# Savage



## codfish (Mar 22, 2006)

Can anyone tell me if the savage 14 euro classic 30-06 is a good firearm I was going to purchase one but would like some info from someone who knows about savage firearms


----------



## Mossy835 (Aug 27, 2006)

My father just picked up a Savage Model 11 with the 300wsm. Let start off with the good, then the bad about this firearm.

Good- The price for the gun was very good compared to similar rifle, Right out of the box the gun shot very good, and accurate, the option of having a removable magazine is awsome, the wood stock is very nice.

Bad- The accutrigger system, all I can say is I hate it. Maybe some people like it.

But all in all I think Savage makes pretty good firearms, I do like them, but I do prefer Weatherby rifles :thumb:


----------



## jimbob357 (Jan 2, 2006)

Mossy, what is your gripe with the accutrigger?
I worked up loads for my nephews .204 with Accutrigger, and I was rather impressed with it.


----------



## huntin1 (Nov 14, 2003)

Don't know about the model 14, but I like my 10FP

Oh, and the accutrigger is great. Much better than any factory Weatherby trigger.  Or any other factory trigger for that matter.

:beer:

huntin1


----------



## Mossy835 (Aug 27, 2006)

Can't a guy have his own opinion, just for some reason I wasn't very impressed with the accutrigger system. It's not like I was trashing the whole gun or anything. Savage does make very good rifle don't get me wrong, I like my fathers new rifle very much.


----------



## huntin1 (Nov 14, 2003)

Mossy835 said:


> Can't a guy have his own opinion, just for some reason I wasn't very impressed with the accutrigger system. It's not like I was trashing the whole gun or anything. Savage does make very good rifle don't get me wrong, I like my fathers new rifle very much.


Not sure what you are talking about. Where in either jimbob's or my post do you get the idea that you are not entitled to your opinion?

Just like I'm entitled to mine, Don't think much of Weatherby, had one once, way overpriced for what you get, there are much better rifles out there for alot less money.

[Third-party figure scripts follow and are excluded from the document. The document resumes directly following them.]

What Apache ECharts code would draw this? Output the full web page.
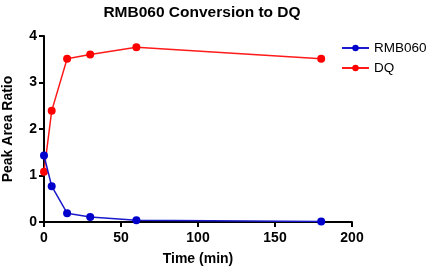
<!DOCTYPE html>
<html>
<head>
<meta charset="utf-8">
<script src="https://cdn.jsdelivr.net/npm/echarts@6/dist/echarts.min.js"></script>
<style>
  html, body { margin: 0; padding: 0; background: #fff; }
  #chart { width: 429px; height: 267px; }
</style>
</head>
<body>
<div id="chart"></div>
<script>
// 时间点 (min)
const times = [0, 5, 15, 30, 60, 180];
// 峰面积比
const rmb060 = [1.43, 0.77, 0.19, 0.11, 0.04, 0.01];
const dq = [1.08, 2.39, 3.51, 3.60, 3.76, 3.51];
const xTicks = [0, 50, 100, 150, 200];
const yTicks = [0, 1, 2, 3, 4];

const font = 'Liberation Sans, Arial, sans-serif';

function pairs(xs, ys) {
    return xs.map((x, i) => [x, ys[i]]);
}

let myChart = echarts.init(document.getElementById('chart'));

let option = {
    animation: false,
    backgroundColor: '#fff',
    title: {
        text: 'RMB060 Conversion to DQ',
        left: 197,
        textAlign: 'center',
        top: 0,
        textStyle: {
            fontFamily: font,
            fontWeight: 'bold',
            fontSize: 15.5,
            color: '#000'
        }
    },
    legend: {
        orient: 'vertical',
        left: 341,
        top: 41,
        itemWidth: 27,
        itemHeight: 8,
        itemGap: 6,
        padding: 0,
        textStyle: { fontFamily: font, fontSize: 13.5, color: '#000' },
        data: ['RMB060', 'DQ']
    },
    grid: {
        left: 44,
        right: 77,
        top: 36,
        bottom: 45,
        containLabel: false,
        outerBoundsMode: 'none'
    },
    xAxis: {
        type: 'value',
        min: xTicks[0],
        max: xTicks[xTicks.length - 1],
        interval: 50,
        name: 'Time (min)',
        nameLocation: 'middle',
        nameGap: 30,
        nameTextStyle: { fontFamily: font, fontWeight: 'bold', fontSize: 14, color: '#000' },
        axisLine: { onZero: false, lineStyle: { color: '#000', width: 2 } },
        axisTick: { show: true, length: 5, lineStyle: { color: '#000', width: 2 } },
        axisLabel: { fontFamily: font, fontWeight: 'bold', fontSize: 14, color: '#000', margin: 9 },
        splitLine: { show: false }
    },
    yAxis: {
        type: 'value',
        min: yTicks[0],
        max: yTicks[yTicks.length - 1],
        interval: 1,
        name: 'Peak Area Ratio',
        nameLocation: 'middle',
        nameGap: 29,
        nameTextStyle: { fontFamily: font, fontWeight: 'bold', fontSize: 14, color: '#000' },
        axisLine: { show: true, onZero: false, lineStyle: { color: '#000', width: 2 } },
        axisTick: { show: true, length: 5, lineStyle: { color: '#000', width: 2 } },
        axisLabel: { fontFamily: font, fontWeight: 'bold', fontSize: 14, color: '#000', margin: 7 },
        splitLine: { show: false }
    },
    series: [
        {
            name: 'RMB060',
            type: 'line',
            data: pairs(times, rmb060),
            symbol: 'circle',
            symbolSize: 8,
            itemStyle: { color: '#0000cc' },
            lineStyle: { color: '#1a1acc', width: 1.5 },
            z: 3
        },
        {
            name: 'DQ',
            type: 'line',
            data: pairs(times, dq),
            symbol: 'circle',
            symbolSize: 8,
            itemStyle: { color: '#ff0000' },
            lineStyle: { color: '#ff1a1a', width: 1.5 },
            z: 2
        }
    ]
};

myChart.setOption(option);
</script>
</body>
</html>
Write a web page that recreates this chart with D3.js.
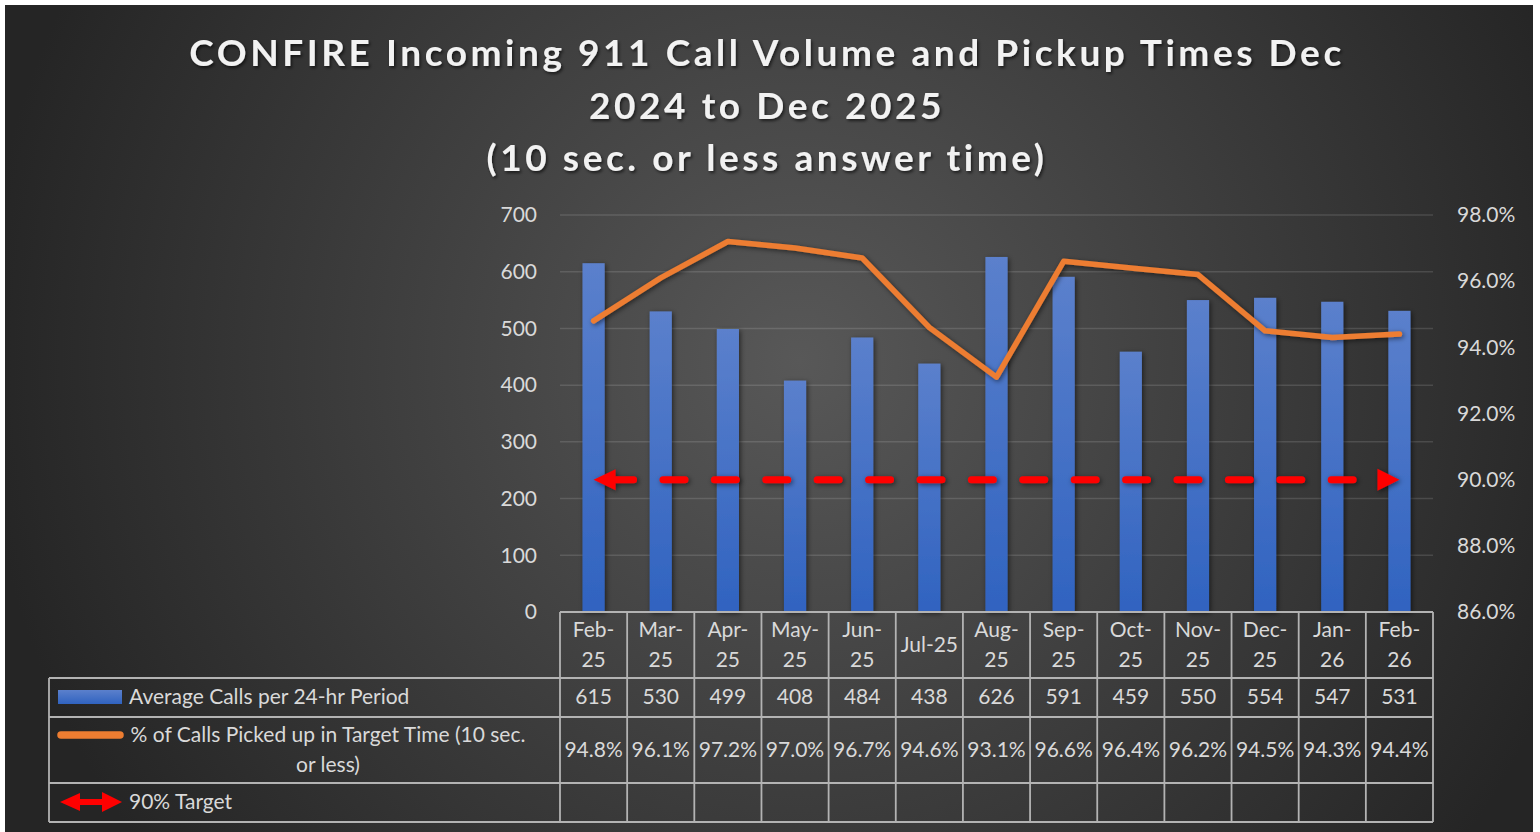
<!DOCTYPE html>
<html>
<head>
<meta charset="utf-8">
<script src="https://cdn.jsdelivr.net/npm/d3@7"></script>
<style>
  body { margin:0; background:#fff; }
  svg { display:block; }
  text { font-family: Lato, "Open Sans", sans-serif; }
</style>
</head>
<body>
<div id="chart"></div>
<script>
// data
var months = ['Feb-25','Mar-25','Apr-25','May-25','Jun-25','Jul-25','Aug-25','Sep-25','Oct-25','Nov-25','Dec-25','Jan-26','Feb-26'];
var monthLines = [['Feb-','25'],['Mar-','25'],['Apr-','25'],['May-','25'],['Jun-','25'],['Jul-25'],['Aug-','25'],['Sep-','25'],['Oct-','25'],['Nov-','25'],['Dec-','25'],['Jan-','26'],['Feb-','26']];
var calls = [615,530,499,408,484,438,626,591,459,550,554,547,531];
var pct = [0.948,0.961,0.972,0.970,0.967,0.946,0.931,0.966,0.964,0.962,0.945,0.943,0.944];
var target = 0.90;
var leftTicks = [0,100,200,300,400,500,600,700];
var rightTicks = [0.86,0.88,0.90,0.92,0.94,0.96,0.98];
var titleLines = ['CONFIRE Incoming 911 Call Volume and Pickup Times Dec','2024 to Dec 2025','(10 sec. or less answer time)'];
var seriesNames = ['Average Calls per 24-hr Period','% of Calls Picked up in Target Time (10 sec.|or less)','90% Target'];

var W = 1540, H = 832;
var txt = '#d9d9d9';
var fs = 21;

var svg = d3.select('#chart').append('svg').attr('width',W).attr('height',H);
var defs = svg.append('defs');

var bg = defs.append('radialGradient').attr('id','bg')
  .attr('gradientUnits','userSpaceOnUse').attr('cx',800).attr('cy',360).attr('r',820);
bg.append('stop').attr('offset','0%').attr('stop-color','#585858');
bg.append('stop').attr('offset','100%').attr('stop-color','#252525');

var barG = defs.append('linearGradient').attr('id','barG').attr('x1',0).attr('y1',0).attr('x2',0).attr('y2',1);
barG.append('stop').attr('offset','0%').attr('stop-color','#5b80cc');
barG.append('stop').attr('offset','100%').attr('stop-color','#3063c0');

var sh = defs.append('filter').attr('id','sh').attr('x','-50%').attr('y','-50%').attr('width','200%').attr('height','200%');
sh.append('feDropShadow').attr('dx',1.5).attr('dy',1.5).attr('stdDeviation',2.5).attr('flood-color','#000').attr('flood-opacity',0.55);
var tsh = defs.append('filter').attr('id','tsh').attr('x','-10%').attr('y','-30%').attr('width','120%').attr('height','160%');
tsh.append('feDropShadow').attr('dx',1.5).attr('dy',2).attr('stdDeviation',1.5).attr('flood-color','#000').attr('flood-opacity',0.6);

svg.append('rect').attr('x',5).attr('y',5).attr('width',1528).attr('height',H-5).attr('fill','url(#bg)');

// title
var title = svg.append('g').attr('filter','url(#tsh)');
var tl = title.selectAll('text').data(titleLines).enter().append('text')
  .attr('x',767).attr('y',function(d,i){ return 66 + i*52.5; })
  .attr('text-anchor','middle')
  .attr('font-size',37).attr('font-weight','bold').attr('fill','#f2f2f2')
  .text(function(d){ return d; });
var w0 = tl.node().getComputedTextLength();
var ls = (1152 - w0) / (titleLines[0].length - 1);
tl.attr('letter-spacing', ls);

// scales
var plotL = 560, plotR = 1433, plotT = 215, plotB = 612;
var x = d3.scaleBand().domain(months).range([plotL, plotR]).padding(0);
var step = x.bandwidth();
var cx = function(m){ return x(m) + step/2; };
var yL = d3.scaleLinear().domain([0,700]).range([plotB, plotT]);
var yR = d3.scaleLinear().domain([0.86,0.98]).range([plotB, plotT]);

// gridlines
svg.append('g').selectAll('line').data(leftTicks.slice(1)).enter().append('line')
  .attr('x1',plotL).attr('x2',plotR)
  .attr('y1',function(d){ return yL(d); }).attr('y2',function(d){ return yL(d); })
  .attr('stroke','rgba(255,255,255,0.13)').attr('stroke-width',1.5);

// axes
var axL = svg.append('g').attr('transform','translate('+plotL+',0)')
  .call(d3.axisLeft(yL).tickValues(leftTicks).tickSize(0).tickPadding(23));
var axR = svg.append('g').attr('transform','translate('+plotR+',0)')
  .call(d3.axisRight(yR).tickValues(rightTicks).tickSize(0).tickPadding(24).tickFormat(d3.format('.1%')));
[axL, axR].forEach(function(a){
  a.select('.domain').remove();
  a.selectAll('text').attr('font-size',fs).attr('fill',txt).style('font-family','Lato, sans-serif');
});

// bars
var barW = step * 0.33;
svg.append('g').attr('filter','url(#sh)').selectAll('rect').data(calls).enter().append('rect')
  .attr('x',function(d,i){ return cx(months[i]) - barW/2; })
  .attr('y',function(d){ return yL(d); })
  .attr('width',barW)
  .attr('height',function(d){ return plotB - yL(d); })
  .attr('fill','url(#barG)');

// target line
var tY = yR(target);
var xa = cx(months[0]), xb = cx(months[months.length-1]);
var tg = svg.append('g').attr('filter','url(#sh)');
tg.append('line').attr('x1',xa+18).attr('x2',xb-22).attr('y1',tY).attr('y2',tY)
  .attr('stroke','#ff0000').attr('stroke-width',7).attr('stroke-linecap','round')
  .attr('stroke-dasharray','22 29.4');
tg.append('path').attr('d','M'+xa+','+tY+'L'+(xa+22)+','+(tY-10.5)+'L'+(xa+22)+','+(tY+10.5)+'Z').attr('fill','#ff0000');
tg.append('path').attr('d','M'+xb+','+tY+'L'+(xb-22)+','+(tY-11)+'L'+(xb-22)+','+(tY+11)+'Z').attr('fill','#ff0000');

// pct line
var line = d3.line().x(function(d,i){ return cx(months[i]); }).y(function(d){ return yR(d); });
svg.append('path').datum(pct).attr('d',line).attr('fill','none')
  .attr('stroke','#ed7d31').attr('stroke-width',5.5).attr('stroke-linejoin','round').attr('stroke-linecap','round')
  .attr('filter','url(#sh)');

// data table
var tblL = 49;
var rows = [612, 678, 717, 783, 822];
var grid = svg.append('g').attr('stroke','#b3b3b3').attr('stroke-width',1.8).attr('fill','none');
grid.append('line').attr('x1',plotL).attr('x2',plotR).attr('y1',rows[0]).attr('y2',rows[0]);
rows.slice(1).forEach(function(r){
  grid.append('line').attr('x1',tblL).attr('x2',plotR).attr('y1',r).attr('y2',r);
});
grid.append('line').attr('x1',tblL).attr('x2',tblL).attr('y1',rows[1]).attr('y2',rows[4]);
months.concat(['end']).forEach(function(m,i){
  var xx = i < months.length ? x(m) : plotR;
  grid.append('line').attr('x1',xx).attr('x2',xx).attr('y1',rows[0]).attr('y2',rows[4]);
});

var tbl = svg.append('g').attr('fill',txt).attr('font-size',fs).attr('text-anchor','middle');
monthLines.forEach(function(parts,i){
  if (parts.length === 1) {
    tbl.append('text').attr('x',cx(months[i])).attr('y',645).attr('dy','0.35em').text(parts[0]);
  } else {
    parts.forEach(function(s,j){
      tbl.append('text').attr('x',cx(months[i])).attr('y',630 + j*30).attr('dy','0.35em').text(s);
    });
  }
});
tbl.selectAll('.calls').data(calls).enter().append('text').attr('class','calls')
  .attr('x',function(d,i){ return cx(months[i]); }).attr('y',697).attr('dy','0.35em')
  .text(function(d){ return d; });
tbl.selectAll('.pct').data(pct).enter().append('text').attr('class','pct')
  .attr('x',function(d,i){ return cx(months[i]); }).attr('y',750).attr('dy','0.35em')
  .text(function(d){ return d3.format('.1%')(d); });

// legend keys in table
var lg = svg.append('g');
lg.append('rect').attr('x',58).attr('y',690).attr('width',64).attr('height',14).attr('fill','url(#barG)');
lg.append('line').attr('x1',61).attr('x2',120).attr('y1',735).attr('y2',735)
  .attr('stroke','#ed7d31').attr('stroke-width',7.5).attr('stroke-linecap','round');
lg.append('line').attr('x1',78).attr('x2',103).attr('y1',802).attr('y2',802)
  .attr('stroke','#ff0000').attr('stroke-width',6).attr('stroke-linecap','round');
lg.append('path').attr('d','M60,802L80,793L80,811Z').attr('fill','#ff0000');
lg.append('path').attr('d','M122,802L102,792L102,812Z').attr('fill','#ff0000');

var lt = svg.append('g').attr('fill',txt).attr('font-size',fs);
lt.append('text').attr('x',129).attr('y',697).attr('dy','0.35em').text(seriesNames[0]);
var s2 = seriesNames[1].split('|');
s2.forEach(function(s,j){
  lt.append('text').attr('x',328).attr('y',735 + j*30).attr('dy','0.35em').attr('text-anchor','middle').text(s);
});
lt.append('text').attr('x',129).attr('y',802).attr('dy','0.35em').text(seriesNames[2]);
</script>
</body>
</html>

I may be wrong, but it looks to me like jimbob is asking what it is about the accutrigger that you don't like, not trashing your opinion.

:beer:

huntin1


----------



## jimbob357 (Jan 2, 2006)

Yep, I was just asking Why he hated it.


----------



## clampdaddy (Aug 9, 2006)

Buy the savage. One of my friends got an accutrigger model and complained about it, but he didn't know that it could be adjusted. A couple turnes of the tool that came with the gun and he loves it now. As for the rest of the rifle I think they're hard to beat. I have a pre-accutrigger model 10 TACTIC in .223 that will put a .2 group on papper all day, every day, any day. Not bad for a rifle that only cost about half the price of the others I was considering when I was shoping for a varmint gun. :sniper:


----------